Edit: "The FedNow Service will initially leverage IBM® MQ MQi Client for the payment message flows." according to https://www.frbservices.org/financial-services/fednow/blog/a...
Hitching a horse to a different technology platform that has only been around for a few years to complete a project that should last for many more decades would be an architectural choice that would only lead to high costs and high risk of major changes in the future and puts the whole system at risk.
Half the banking sector runs on IBM and has been running on IBM for decades. They know the domain well and have legitimate credibility for being reliable. It's not comparable to some of their other markets.
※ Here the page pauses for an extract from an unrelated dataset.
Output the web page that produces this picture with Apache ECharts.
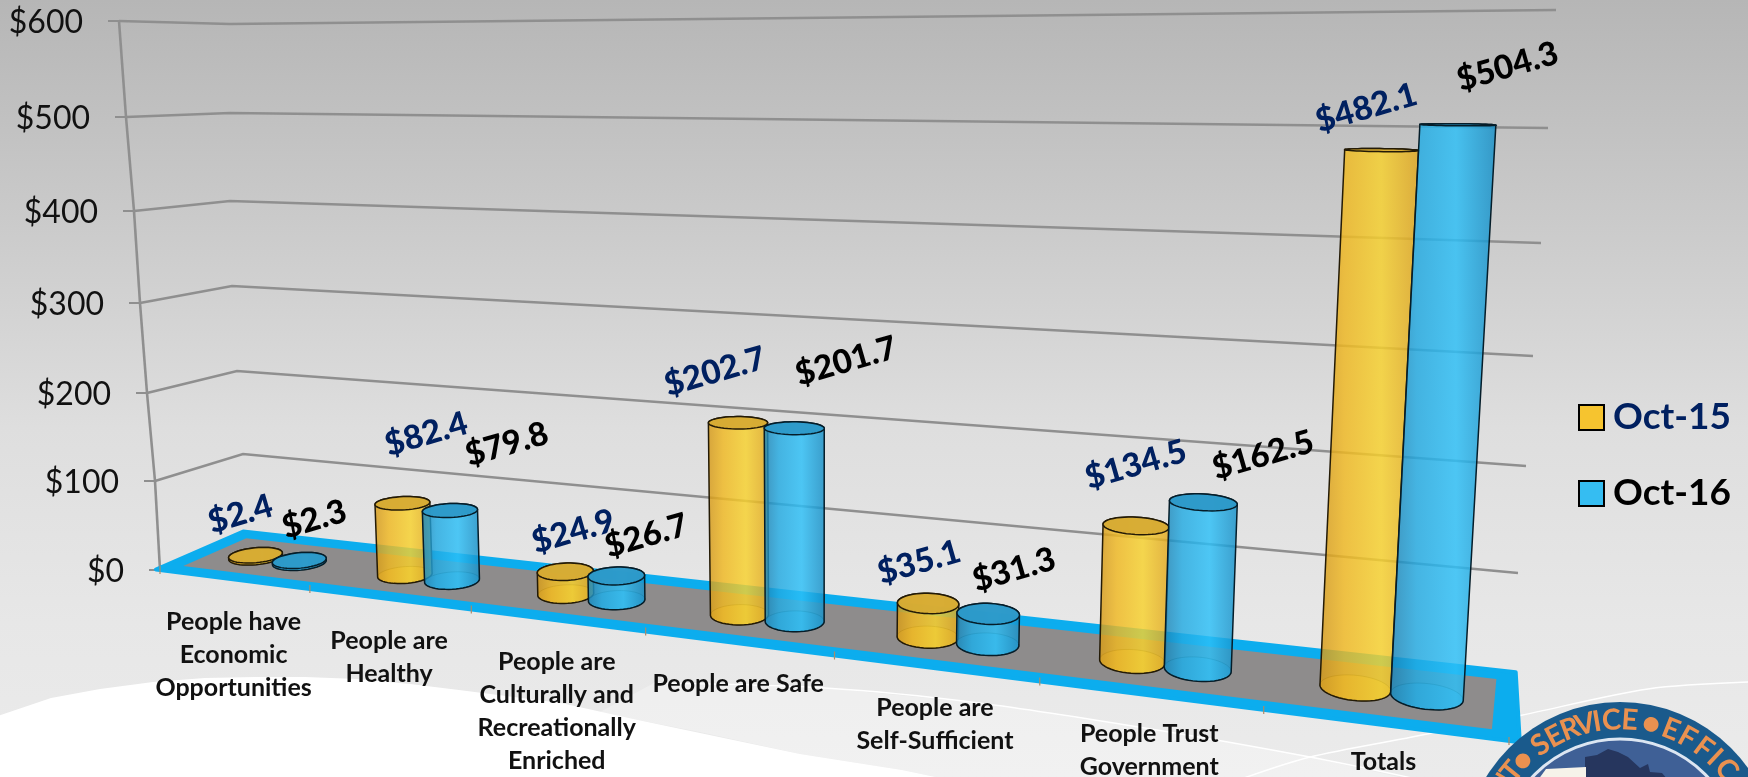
<!DOCTYPE html>
<html><head><meta charset="utf-8">
<style>html,body{margin:0;padding:0;background:#fff}#c{width:1748px;height:777px}</style>
<script src="https://cdn.jsdelivr.net/npm/echarts@6/dist/echarts.min.js"></script>
</head><body><div id="c"></div>
<script>
const categories = ['People have\nEconomic\nOpportunities','People are\nHealthy','People are\nCulturally and\nRecreationally\nEnriched','People are Safe','People are\nSelf-Sufficient','People Trust\nGovernment','Totals'];
const oct15 = [2.4, 82.4, 24.9, 202.7, 35.1, 134.5, 482.1];
const oct16 = [2.3, 79.8, 26.7, 201.7, 31.3, 162.5, 504.3];
const yTicks = [0, 100, 200, 300, 400, 500, 600];
const yTickLabels = ['$0','$100','$200','$300','$400','$500','$600'];
const seriesNames = ['Oct-15','Oct-16'];

// perspective frame: screen position of the four wall edges at each 100-step of the value axis
const frameBackLeft  = {x:[247,243,237,232,230,230,230], y:[532,454,371,286,201,113,24]};
const frameFrontLeft = {x:[160,155,147,140,134,126,119], y:[570,481,393,303,211,117,21]};
const frameBackRight = {x:[1514,1518,1526,1533,1541,1548,1556], y:[672,573,466,356,243,128,10]};
const frameFrontRight= {x:[1509,1516,1523,1530,1537,1544,1551], y:[741,628,510,387,261,134,6]};
// label placement relative to each cylinder top
const labelOffset15 = [[-15,-41],[24,-69],[8,-40],[-23,-51],[-9,-41],[0,-61],[-15,-42]];
const labelOffset16 = [[15,-41],[57,-66],[30,-40],[52,-67],[26,-44],[60,-47],[50,-58]];

const FONT = 'Lato';
const lerp=(a,b,t)=>a+(b-a)*t;
function col(t,v){const s=Math.max(0,Math.min(5.9999,v/100)),i=Math.floor(s),k=s-i;return [lerp(t.x[i],t.x[i+1],k),lerp(t.y[i],t.y[i+1],k)];}
const persp=u=>0.75*u/(1-0.25*u);
function warp(u,d,v){
  const f=persp(u),bl=col(frameBackLeft,v),br=col(frameBackRight,v),fl=col(frameFrontLeft,v),fr=col(frameFrontRight,v);
  const bx=lerp(bl[0],br[0],f),by=lerp(bl[1],br[1],f),fx=lerp(fl[0],fr[0],f),fy=lerp(fl[1],fr[1],f);
  return [lerp(bx,fx,d),lerp(by,fy,d)];
}
function unit(params,pt){const r=params.coordSys;return {u:(pt[0]-r.x)/r.width,v:600*(r.y+r.height-pt[1])/r.height};}

const palettes=[
 {stops:['rgba(212,152,24,.82)','rgba(240,184,32,.82)','rgba(248,210,44,.82)','rgba(224,166,30,.82)'],top:'rgba(214,171,52,.95)',base:'rgba(250,205,60,.40)',edge:'#231a06',label:'#002060'},
 {stops:['rgba(26,130,180,.82)','rgba(34,170,226,.82)','rgba(44,192,248,.82)','rgba(22,142,198,.82)'],top:'rgba(45,153,200,.95)',base:'rgba(60,190,240,.35)',edge:'#051d29',label:'#000000'}
];
function cylinderRenderer(idx,offsets){
  const sign=idx===0?-1:1,p=palettes[idx];
  return function(params,api){
    const cat=api.value(0),val=api.value(1);
    const top=unit(params,api.coord([cat,val])),base=unit(params,api.coord([cat,0]));
    const ru=0.0215,uc=top.u+sign*ru+0.0025*(1-Math.pow(top.u,3)),rd=0.19,N=48;
    const ring=v=>{const a=[];for(let i=0;i<N;i++){const t=i/N*2*Math.PI;a.push(warp(uc+ru*Math.cos(t),0.5+rd*Math.sin(t),v));}return a;};
    const bot=ring(base.v),tp=ring(top.v);
    const ext=r=>{let l=0,h=0;r.forEach((q,i)=>{if(q[0]<r[l][0])l=i;if(q[0]>r[h][0])h=i;});return [l,h];};
    const [bl,bh]=ext(bot),[tl,th]=ext(tp);
    const arc=(r,a,b)=>{const o=[];for(let i=a;;i=(i+1)%N){o.push(r[i]);if(i===b)break;}return o;};
    const body=arc(bot,bh,bl).concat(arc(tp,tl,th));
    const grad=new echarts.graphic.LinearGradient(0,0,1,0,[{offset:0,color:p.stops[0]},{offset:.25,color:p.stops[1]},{offset:.62,color:p.stops[2]},{offset:1,color:p.stops[3]}]);
    const c=warp(uc,0.5,top.v),off=offsets[cat];
    return {type:'group',children:[
      {type:'polygon',shape:{points:bot},style:{fill:p.base,stroke:'rgba(30,30,10,.55)',lineWidth:1}},
      {type:'polygon',shape:{points:body},style:{fill:grad,stroke:p.edge,lineWidth:1.5}},
      {type:'polygon',shape:{points:tp},style:{fill:p.top,stroke:p.edge,lineWidth:1.5}},
      {type:'text',x:c[0]+off[0],y:c[1]+off[1],rotation:16*Math.PI/180,z2:20,
        style:{text:'$'+val.toFixed(1),fill:p.label,fontFamily:FONT,fontWeight:900,fontSize:33,align:'center',verticalAlign:'middle'}}
    ]};
  };
}
function gridRenderer(params,api){
  const i=params.dataIndex,{v}=unit(params,api.coord([0,api.value(0)]));
  const fl=col(frameFrontLeft,v),bl=col(frameBackLeft,v),br=col(frameBackRight,v);
  const ch=[];
  const line='#8f8f8f';
  ch.push({type:'line',shape:{x1:fl[0]-11,y1:fl[1],x2:fl[0],y2:fl[1]},style:{stroke:line,lineWidth:2}});
  if(i>0) ch.push({type:'polyline',shape:{points:[fl,bl,br]},style:{stroke:line,lineWidth:2.6,fill:null}});
  if(i<yTicks.length-1){const n=col(frameFrontLeft,yTicks[i+1]);ch.push({type:'line',shape:{x1:fl[0],y1:fl[1],x2:n[0],y2:n[1]},style:{stroke:line,lineWidth:2.6}});}
  ch.push({type:'text',x:fl[0]-36,y:fl[1]+2,style:{text:yTickLabels[i],fill:'#111',fontFamily:FONT,fontSize:32,align:'right',verticalAlign:'middle'}});
  return {type:'group',children:ch};
}
function floorRenderer(params,api){
  const outer=[warp(-0.004,0,0),warp(1.001,0,0),warp(1.006,1,0),warp(-0.004,1,0)];
  const inner=[warp(0.011,0.13,0),warp(0.99,0.13,0),warp(0.99,0.86,0),warp(0.011,0.86,0)];
  return {type:'group',children:[
    {type:'polygon',shape:{points:outer},style:{fill:'#0cadee',stroke:'#0cadee',lineWidth:4,lineJoin:'round'}},
    {type:'polygon',shape:{points:inner},style:{fill:'#8e8c8c'}}
  ]};
}
function categoryRenderer(params,api){
  const i=api.value(0),c=unit(params,api.coord([i,0])),e=warp(c.u,1,0);
  const b=api.size([1,0])[0]/params.coordSys.width/2;
  const tick=warp(c.u+b,1,0);
  const ch=[{type:'text',x:e[0],y:e[1]+26-6*c.u*c.u,style:{text:categories[i],fill:'#111',fontFamily:FONT,fontWeight:'bold',fontSize:25,lineHeight:33,align:'center',verticalAlign:'top'}},
    {type:'line',shape:{x1:tick[0],y1:tick[1]-4,x2:tick[0],y2:tick[1]+4},style:{stroke:'#a98b6a',lineWidth:1.2}}];
  if(i===0){const t0=warp(c.u-b,1,0);ch.push({type:'line',shape:{x1:t0[0],y1:t0[1]-4,x2:t0[0],y2:t0[1]+4},style:{stroke:'#a98b6a',lineWidth:1.2}});}
  return {type:'group',children:ch};
}

// slide decoration
const cx=1620,cy=859;
const sealText=[['N',-58],['T',-51],['•',-44.7],['S',-35],['E',-28],['R',-21],['V',-14.5],['I',-9.5],['C',-3.5],['E',4],['•',13],['E',21.5],['F',29],['F',37],['I',43],['C',50]];
const decoration=[
 {type:'polygon',silent:true,z:1,shape:{points:[[654,683],[825,688],[979,703],[1157,730],[1310,757],[1412,780],[950,780],[902,770],[800,754],[700,732],[638,720],[600,712]],smooth:0},style:{fill:'rgba(255,255,255,.30)'}},
 {type:'polygon',silent:true,z:1,shape:{points:[[-2,716],[51,698],[100,689],[153,682],[205,678],[255,677],[305,677],[357,679],[410,684],[459,690],[561,703],[638,720],[800,754],[902,770],[950,780],[-2,780]]},style:{fill:'#ffffff'}},
 {type:'polyline',silent:true,z:1,shape:{points:[[654,683],[825,688],[979,703],[1157,730],[1310,757],[1412,778]],smooth:.3},style:{stroke:'#fff',lineWidth:1.3,fill:null}},
 {type:'polyline',silent:true,z:1,shape:{points:[[1244,778],[1310,757],[1412,737],[1518,716],[1648,689],[1750,682]],smooth:.3},style:{stroke:'#fff',lineWidth:1.5,fill:null}},
 {type:'circle',silent:true,z:50,shape:{cx,cy,r:157},style:{fill:'#1a5a8c'}},
 {type:'circle',silent:true,z:51,shape:{cx,cy,r:120},style:{fill:'#3f6096',stroke:'#dce6f2',lineWidth:3}},
 {type:'polygon',silent:true,z:52,shape:{points:[[1585,757],[1597,755],[1608,749],[1618,752],[1628,757],[1640,768],[1648,764],[1650,772],[1662,773],[1668,780],[1585,780]]},style:{fill:'#26365e'}},
 {type:'polygon',silent:true,z:52,shape:{points:[[1546,769],[1586,767],[1586,780],[1538,780]]},style:{fill:'#f6f3ea'}}
].concat(sealText.map(([ch,a])=>{const r=a*Math.PI/180;return {type:'text',silent:true,z:53,x:cx+139*Math.sin(r),y:cy-139*Math.cos(r),rotation:-r,
  style:{text:ch,fill:'#ea9150',fontFamily:FONT,fontWeight:'bold',fontSize:ch==='•'?34:29,align:'center',verticalAlign:'middle'}};}));

const chart=echarts.init(document.getElementById('c'),null,{renderer:'canvas',width:1748,height:777});
chart.setOption({
  animation:false,
  backgroundColor:new echarts.graphic.LinearGradient(0,0,0,1,[{offset:0,color:'#b6b6b6'},{offset:.28,color:'#cacaca'},{offset:.55,color:'#dedede'},{offset:.8,color:'#e7e7e7'},{offset:1,color:'#ebebeb'}]),
  grid:{left:0,right:0,top:0,bottom:0,show:false},
  xAxis:{type:'category',data:categories,show:false},
  yAxis:{type:'value',min:0,max:600,interval:100,show:false},
  legend:{orient:'vertical',left:1573,top:394,itemWidth:25,itemHeight:25,itemGap:39,selectedMode:false,
    data:[{name:seriesNames[0],icon:'rect',itemStyle:{color:'#f6c42f',borderColor:'#000',borderWidth:2},textStyle:{color:'#002060'}},
          {name:seriesNames[1],icon:'rect',itemStyle:{color:'#35bdf2',borderColor:'#000',borderWidth:2},textStyle:{color:'#000'}}],
    textStyle:{fontFamily:FONT,fontWeight:'bold',fontSize:37,padding:[0,0,0,4]}},
  graphic:{elements:decoration},
  series:[
    {name:'axis',type:'custom',coordinateSystem:'cartesian2d',clip:false,silent:true,z:2,renderItem:gridRenderer,encode:{x:-1,y:0},data:yTicks.map(v=>[v])},
    {name:'floor',type:'custom',coordinateSystem:'cartesian2d',clip:false,silent:true,z:3,renderItem:floorRenderer,data:[[0,0]]},
    {name:'categories',type:'custom',coordinateSystem:'cartesian2d',clip:false,silent:true,z:4,renderItem:categoryRenderer,data:categories.map((c,i)=>[i,0])},
    {name:seriesNames[0],type:'custom',coordinateSystem:'cartesian2d',clip:false,z:5,itemStyle:{color:'#f6c42f'},renderItem:cylinderRenderer(0,labelOffset15),encode:{x:0,y:1},data:oct15.map((v,i)=>[i,v])},
    {name:seriesNames[1],type:'custom',coordinateSystem:'cartesian2d',clip:false,z:6,itemStyle:{color:'#35bdf2'},renderItem:cylinderRenderer(1,labelOffset16),encode:{x:0,y:1},data:oct16.map((v,i)=>[i,v])}
  ]
});
</script></body></html>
As far as message queues go for something like the federal reserve, IBM MQ is really the only option that wouldn't raise a lot of eyebrows in the industry. The Fed is not the kind of institution that I think people would be lenient on for being open and innovative with their software solutions, banks really need to know that this thing is going to work and they all run IBM MQ themselves already. Not to mention the integration possibilities with Db2 and IMS, which are both huge in finance.
My only complaint is that it is very expensive. That's the story with most of the kind of hardcore technical products IBM sells that are likely to wind up near mainframes. I'd imagine the Fed gets a sizeable discount though.
On the one hand, I guess. On the other hand, I have a pile of the WebSphere product stack in my life. The app server is ten times the cost of MQ. WPS is another ten times the cost of the app server. It looks cheap when you're buying the really expensive stuff!
Also if you're using MQ for things like guaranteed delivery and making use of clustering and security controls I suspect it's cheaper to pony up for the IBM software than it is to spend time messing about in the thickets of the free alternatives.
FIX is, at its core, a message queue, and it’s a free financial industry standard. And, for any serious use in which the message queueing ability is important, FIX is wildly unfit for purpose.
Seriously, a deliver-once [0] message queue between two parties is very simple, and it’s truly remarkable how severely it can be screwed up. I’ve never used IBM’s solution, but I assume it actually works.
[0] Yes, deliver-once is impossible. But arranging for a failure to result in all messages up to a point being delivered, subsequent messages not being delivered, and the fact that a failure occurred being obvious to both parties is straightforward.